- Published on 04 Nov 2015
- External News
Sum-up results CPS & BigData session
The ICT 2015 networking session on Cyber Physical Big Data Systems attracted over 100 participants. The session, which was jointly organized by the NESSI ETP, the BDVA, and ARTEMIS-IA, explored and identified opportunities, challenges and obstacles for Cyber Physical Big Data Systems.
Cyber Physical Systems (CPS) are embedded, autonomous, collaborative ICT systems that provide monitoring and control of physical components and processes in various application areas. CPS are becoming a major driver for digitalization in Europe.

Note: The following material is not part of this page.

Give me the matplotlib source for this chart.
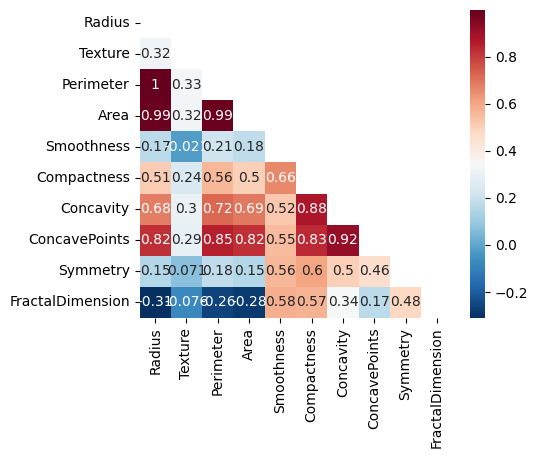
import numpy as np
import pandas as pd
import matplotlib
matplotlib.use('Agg')
import matplotlib.pyplot as plt
import seaborn as sns

features = ['Radius', 'Texture', 'Perimeter', 'Area', 'Smoothness', 'Compactness',
            'Concavity', 'ConcavePoints', 'Symmetry', 'FractalDimension']

# lower triangle of the correlation matrix, row by row
radius_r = [1.0]
texture_r = [0.32, 1.0]
perimeter_r = [0.998, 0.33, 1.0]
area_r = [0.99, 0.32, 0.99, 1.0]
smoothness_r = [0.17, -0.021, 0.21, 0.18, 1.0]
compactness_r = [0.51, 0.24, 0.56, 0.5, 0.66, 1.0]
concavity_r = [0.68, 0.3, 0.72, 0.69, 0.52, 0.88, 1.0]
concavepoints_r = [0.82, 0.29, 0.85, 0.82, 0.55, 0.83, 0.92, 1.0]
symmetry_r = [0.15, 0.071, 0.18, 0.15, 0.56, 0.6, 0.5, 0.46, 1.0]
fractal_r = [-0.31, -0.076, -0.26, -0.28, 0.58, 0.57, 0.34, 0.17, 0.48, 1.0]

rows = [radius_r, texture_r, perimeter_r, area_r, smoothness_r, compactness_r,
        concavity_r, concavepoints_r, symmetry_r, fractal_r]
n = len(features)
corr = np.ones((n, n))
for i, r in enumerate(rows):
    for j, v in enumerate(r):
        corr[i, j] = v
        corr[j, i] = v
corr = pd.DataFrame(corr, index=features, columns=features)

mask = np.triu(np.ones_like(corr, dtype=bool))

fig = plt.figure(figsize=(5.38, 4.58), dpi=100)
ax = fig.add_axes([0.2593, 0.3057, 0.5818, 0.679])
cax = fig.add_axes([0.8736, 0.3057, 0.0279, 0.6725])
sns.heatmap(corr, mask=mask, annot=True, cmap='RdBu_r', ax=ax, cbar_ax=cax)
fig.savefig('out.png', dpi=100)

They will be a major source, collector, distributer and user of data, not only in volume, but increasingly in velocity, variety and veracity.
Big Data is about extracting valuable information from such data in order to use it in intelligent ways such as to revolutionize decision-making in businesses, science and society. The tremendous growth of data volume and velocity combined with easier access to data and the availability of powerful IT systems have led to intensified activities around Big Data. The importance of bringing together Big Data and CPS will continue to grow due to increased attention on data as an important business asset.
The networking session featured position statements from representatives of each of the organisers, followed by a lively panel discussion, during which panellists responded to stimulating questions from the audience. Position statements were given by ARTEMIS-IA Vice President Laila Gide from THALES, BDVA Vice President Ed Curry from INSIGHT, and NESSI Steering Committee Chair Colin Upstill from IT Innovation, University of Southampton. Additional panel members were Sonja Zillner from SIEMENS, Jan Lohstroh from ARTEMIS-IA, and Bjorn Skjellaug from SINTEF. The networking session was initiated and moderated by Deputy Secretary General of BDVA and NESSI Steering Committee Vice-Chair Andreas Metzger from paluno.eu, University of Duisburg-Essen.
The ARTEMIS-IA view raised awareness to the specific characteristics of future CPS, including the move from analogue to a digital business models and the emergence of systems of systems. This will amplify concerns such as energy efficiency, quality of service, as well as security. The BDVA view emphasized that current big data technologies are insufficient for CPS applications as they may require domain- and service-specific adaptations. In particular, strong solutions for privacy and confidentiality are required for fostering user acceptance of data-driven offerings. Finally, the NESSI view reflected the core role of software engineering as key enabler for CPS. In particular, the impact of the many ‘V’s of big data (volume, velocity, variety, etc.) will require new software engineering architectures and methods.
The panel discussions – actively involving the audience – showed the opportunities and challenges at the intersection between cyber physical systems and data-intensive software systems and services and in turn indicated important opportunity for collaboration. Important topics discussed included the role of CPS as data provider vs. user, leading to the conclusion that CPS will take on both roles, and – for instance – as data user may make use of Big Data solutions to provide insights on CPS systems behaviour. Further, the relative relevance of the different ‘V’s for CPS were discussed with the conclusion that velocity appears to be a key ‘V’ due to its importance for real-time decision making. A key concern on data governance for CPS was raised, as the exchange of data in certain sectors may have to be controlled and therefore may impose an obstacle for companies (such as SMEs) to use data and make profits from data. The Big Data PPP aims at fostering data ecosystems (i-spaces) where data providers and users come together in secure environments for experimenting and thus offers one approach for addressing this concern.
The networking session closed with a look into the future on CPS and Big Data. The ten years’ predictions of the panellists ranged from the huge impact that the Digital Single Market will have had on EU industry, over the anticipation that digital natives will reign and may thus have different expectations on data privacy, to the expectation that Big Data will be commonplace and we will see other core enabling technologies emerging.